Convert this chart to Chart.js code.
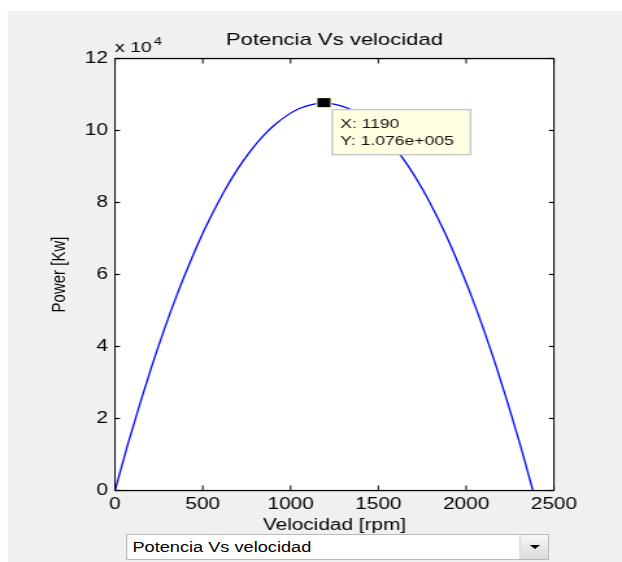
<!DOCTYPE html>
<html>
<head>
<meta charset="utf-8">
<title>Potencia Vs velocidad</title>
<script src="https://cdn.jsdelivr.net/npm/chart.js@4.4.0/dist/chart.umd.min.js"></script>
<style>
  html, body { margin: 0; padding: 0; background: #fff; overflow: hidden; }
  /* the original screenshot is stretched sideways, so the whole figure is drawn narrow and scaled */
  #fig { position: absolute; left: 0; top: 0; width: 479px; height: 562px; transform: scaleX(1.2985); transform-origin: 0 0; }
  #bg { position: absolute; left: 6.2px; top: 11px; width: 480px; height: 560px; background: #f0f0f0; }
  #powerChart { position: absolute; left: 0; top: 0; }
  #popup { position: absolute; left: 97px; top: 534px; width: 326px; height: 26px; box-sizing: border-box; background: #fff; border: 1px solid #b9b9b9; font-family: "Liberation Sans", Arial, sans-serif; font-size: 14px; color: #000; }
  #popup span { position: absolute; left: 4px; top: 4px; }
  #popup .btn { position: absolute; right: 0; top: 0; width: 21px; height: 24px; border-left: 1px solid #d4d4d4; background: linear-gradient(#f7f7f7, #dadada); }
  #popup .btn:after { content: ''; position: absolute; left: 6.5px; top: 10px; border-left: 4px solid transparent; border-right: 4px solid transparent; border-top: 4px solid #000; }
</style>
</head>
<body>
<div id="fig">
  <div id="bg"></div>
  <canvas id="powerChart" width="479" height="562"></canvas>
  <div id="popup"><span>Potencia Vs velocidad</span><div class="btn"></div></div>
</div>
<script>
// Data
const velocidad = [0, 70, 140, 210, 280, 350, 420, 490, 560, 630, 700, 770, 840, 910, 980, 1050, 1120, 1190,
  1260, 1330, 1400, 1470, 1540, 1610, 1680, 1750, 1820, 1890, 1960, 2030, 2100, 2170, 2240, 2310, 2380];
const potencia = [0, 12300, 23800, 34600, 44700, 54000, 62500, 70400, 77400, 83800, 89400, 94200, 98300, 101600, 104200, 106100, 107200, 107600,
  107200, 106100, 104200, 101600, 98300, 94200, 89400, 83800, 77400, 70400, 62500, 54000, 44700, 34600, 23800, 12300, 0];
const xTicks = [0, 500, 1000, 1500, 2000, 2500];
const yTicks = [0, 2, 4, 6, 8, 10, 12];   // x 10^4
const tipIndex = 17;                       // data cursor at X: 1190
const tipLines = ['X: 1190', 'Y: 1.076e+005'];

const SX = 1.2985;   // horizontal stretch of the figure
const FONT = '"Liberation Sans", Arial, sans-serif';

// white axes background
const axesFill = {
  id: 'axesFill',
  beforeDatasetsDraw(chart) {
    const { ctx, chartArea: a } = chart;
    ctx.save();
    ctx.fillStyle = '#ffffff';
    ctx.fillRect(a.left, a.top, a.right - a.left, a.bottom - a.top);
    ctx.restore();
  }
};

// MATLAB style box with inward ticks, plus the exponent label
const axesBox = {
  id: 'axesBox',
  afterDatasetsDraw(chart) {
    const { ctx, chartArea: a, scales } = chart;
    const w = 1.3 / SX;
    ctx.save();
    ctx.fillStyle = '#000';
    ctx.fillRect(a.left - w / 2, a.top, w, a.bottom - a.top);
    ctx.fillRect(a.right - w / 2, a.top, w, a.bottom - a.top);
    ctx.fillRect(a.left, a.top - 0.6, a.right - a.left, 1.3);
    ctx.fillRect(a.left, a.bottom - 0.6, a.right - a.left, 1.3);
    xTicks.forEach(v => {
      const x = scales.x.getPixelForValue(v);
      ctx.fillRect(x - w / 2, a.bottom - 5, w, 5);
      ctx.fillRect(x - w / 2, a.top, w, 5);
    });
    yTicks.forEach(v => {
      const y = scales.y.getPixelForValue(v * 10000);
      ctx.fillRect(a.left, y - 0.6, 5 / SX, 1.2);
      ctx.fillRect(a.right - 5 / SX, y - 0.6, 5 / SX, 1.2);
    });
    ctx.font = '15px ' + FONT;
    ctx.textBaseline = 'alphabetic';
    ctx.textAlign = 'left';
    ctx.fillText('x 10', a.left, 52);
    const wx = ctx.measureText('x 10').width;
    ctx.font = '11px ' + FONT;
    ctx.fillText('4', a.left + wx + 1.5, 45);
    ctx.restore();
  }
};

// data cursor marker and its yellow box
const dataTip = {
  id: 'dataTip',
  afterDraw(chart) {
    const { ctx } = chart;
    const pt = chart.getDatasetMeta(0).data[tipIndex];
    const px = pt.x, py = pt.y;
    ctx.save();
    ctx.fillStyle = '#ffffc8';
    ctx.fillRect(px - 6, py - 6, 12, 11);
    ctx.fillStyle = '#000';
    ctx.fillRect(px - 5, py - 5, 10, 9);
    const bx = px + 6.4, by = py + 6.5, bw = 106.5, bh = 45;
    ctx.fillStyle = '#ffffe1';
    ctx.fillRect(bx, by, bw, bh);
    ctx.strokeStyle = '#c9c9c9';
    ctx.lineWidth = 1.5;
    ctx.strokeRect(bx, by, bw, bh);
    ctx.fillStyle = '#111';
    ctx.font = '13.5px ' + FONT;
    ctx.textAlign = 'left';
    ctx.textBaseline = 'alphabetic';
    ctx.fillText(tipLines[0], bx + 6.2, by + 18);
    ctx.fillText(tipLines[1], bx + 6.2, by + 35);
    ctx.restore();
  }
};

const ctx = document.getElementById('powerChart').getContext('2d');
new Chart(ctx, {
  type: 'line',
  data: {
    datasets: [{
      data: velocidad.map((v, i) => ({ x: v, y: potencia[i] })),
      borderColor: '#0000ff',
      borderWidth: 1.3,
      pointRadius: 0,
      fill: false,
      cubicInterpolationMode: 'monotone'
    }]
  },
  options: {
    responsive: false,
    animation: false,
    layout: { padding: { left: 0, top: 0, right: 52.4, bottom: 0 } },
    plugins: {
      legend: { display: false },
      tooltip: { enabled: false },
      title: {
        display: true,
        fullSize: false,
        text: 'Potencia Vs velocidad',
        color: '#000',
        font: { family: FONT, size: 17, weight: 'normal' },
        padding: { top: 30.3, bottom: 7.8 }
      }
    },
    scales: {
      x: {
        type: 'linear',
        min: 0, max: 2500,
        afterBuildTicks: s => { s.ticks = xTicks.map(v => ({ value: v })); },
        afterFit: s => { s.height = 71.5; },
        grid: { display: false, drawTicks: false },
        border: { display: false },
        ticks: { color: '#000', padding: 4, maxRotation: 0, font: { family: FONT, size: 16 }, callback: v => String(v) },
        title: { display: true, text: 'Velocidad [rpm]', color: '#000', font: { family: FONT, size: 16 }, padding: { top: 0, bottom: 27 } }
      },
      y: {
        min: 0, max: 120000,
        afterBuildTicks: s => { s.ticks = yTicks.map(v => ({ value: v * 10000 })); },
        afterFit: s => { s.width = 88.56; },
        grid: { display: false, drawTicks: false },
        border: { display: false },
        ticks: { color: '#000', padding: 5.4, font: { family: FONT, size: 16 }, callback: v => String(v / 10000) },
        title: { display: true, text: 'Power [Kw]', color: '#000', font: { family: FONT, size: 15 }, padding: { top: 37, bottom: 0 } }
      }
    }
  },
  plugins: [axesFill, axesBox, dataTip]
});
</script>
</body>
</html>
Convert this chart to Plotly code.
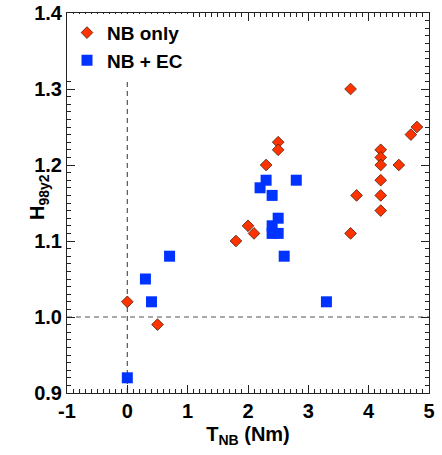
import plotly.graph_objects as go

# NB only (red diamonds)
nb_x = [0.0, 0.5, 1.8, 2.0, 2.1, 2.3, 2.5, 2.5, 3.7, 3.7, 3.8,
        4.2, 4.2, 4.2, 4.2, 4.2, 4.2, 4.5, 4.7, 4.8]
nb_y = [1.02, 0.99, 1.10, 1.12, 1.11, 1.20, 1.23, 1.22, 1.30, 1.11, 1.16,
        1.22, 1.21, 1.20, 1.18, 1.16, 1.14, 1.20, 1.24, 1.25]

# NB + EC (blue squares)
ec_x = [0.0, 0.3, 0.4, 0.7, 2.2, 2.3, 2.4, 2.4, 2.4, 2.5, 2.5, 2.6, 2.8, 3.3]
ec_y = [0.92, 1.05, 1.02, 1.08, 1.17, 1.18, 1.16, 1.12, 1.11, 1.13, 1.11, 1.08, 1.18, 1.02]

x_ticks = [-1, 0, 1, 2, 3, 4, 5]
x_tick_text = ["-1", "0", "1", "2", "3", "4", "5"]
y_ticks = [0.9, 1.0, 1.1, 1.2, 1.3, 1.4]
y_tick_text = ["0.9", "1.0", "1.1", "1.2", "1.3", "1.4"]

FONT = "Liberation Sans, Arial, sans-serif"

fig = go.Figure()
fig.add_trace(go.Scatter(
    x=nb_x, y=nb_y, mode="markers", name="NB only",
    marker=dict(symbol="diamond", size=9, color="#FF3300",
                line=dict(color="#442211", width=0.8)),
))
fig.add_trace(go.Scatter(
    x=ec_x, y=ec_y, mode="markers", name="NB + EC",
    marker=dict(symbol="square", size=11, color="#0033FF",
                line=dict(width=0)),
))

fig.add_shape(type="line", xref="x", yref="y", x0=0, x1=0, y0=0.9, y1=1.4,
              line=dict(color="#555555", width=1.2, dash="5px,4px"), layer="below")
fig.add_shape(type="line", xref="x", yref="y", x0=-1, x1=5, y0=1.0, y1=1.0,
              line=dict(color="#555555", width=1.2, dash="5px,4px"), layer="below")

axis_common = dict(
    showgrid=False, zeroline=False, showline=True, linecolor="#222222", linewidth=1,
    mirror="allticks", ticks="inside", ticklen=8, tickcolor="#222222", tickwidth=1,
    tickfont=dict(family=FONT, size=20, color="black", weight="bold"),
    automargin=False,
)

fig.update_xaxes(
    range=[-1, 5], tickvals=x_ticks, ticktext=x_tick_text,
    minor=dict(dtick=0.1, ticks="inside", ticklen=4, tickcolor="#222222"),
    title=dict(text="T<sub>NB</sub> (Nm)", font=dict(family=FONT, size=20, color="black", weight="bold"),
               standoff=5),
    **axis_common,
)
fig.update_yaxes(
    range=[0.9, 1.4], tickvals=y_ticks, ticktext=y_tick_text,
    minor=dict(dtick=0.01, ticks="inside", ticklen=4, tickcolor="#222222"),
    **axis_common,
)

# y-axis title placed close to the tick labels, as in the reference
fig.add_annotation(
    text="H<sub>98y2</sub>", xref="paper", yref="paper",
    x=-0.078, y=0.515, xanchor="center", yanchor="middle",
    textangle=-90, showarrow=False,
    font=dict(family=FONT, size=20, color="black", weight="bold"),
)

fig.update_layout(
    width=442, height=455,
    margin=dict(l=67, r=13, t=13, b=62, autoexpand=False),
    paper_bgcolor="white", plot_bgcolor="white",
    showlegend=True,
    legend=dict(x=0.0, y=0.998, xanchor="left", yanchor="top",
                bgcolor="rgba(255,255,255,1)", borderwidth=0,
                font=dict(family=FONT, size=19, color="black", weight="bold"),
                tracegroupgap=0, itemwidth=30),
)

fig.write_html("out.html")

☆ ☆ ☆

Copy out every line holding the string "this".

- [Task answer]
Convert this chart to Chart.js code.
Convert this chart to Plotly code.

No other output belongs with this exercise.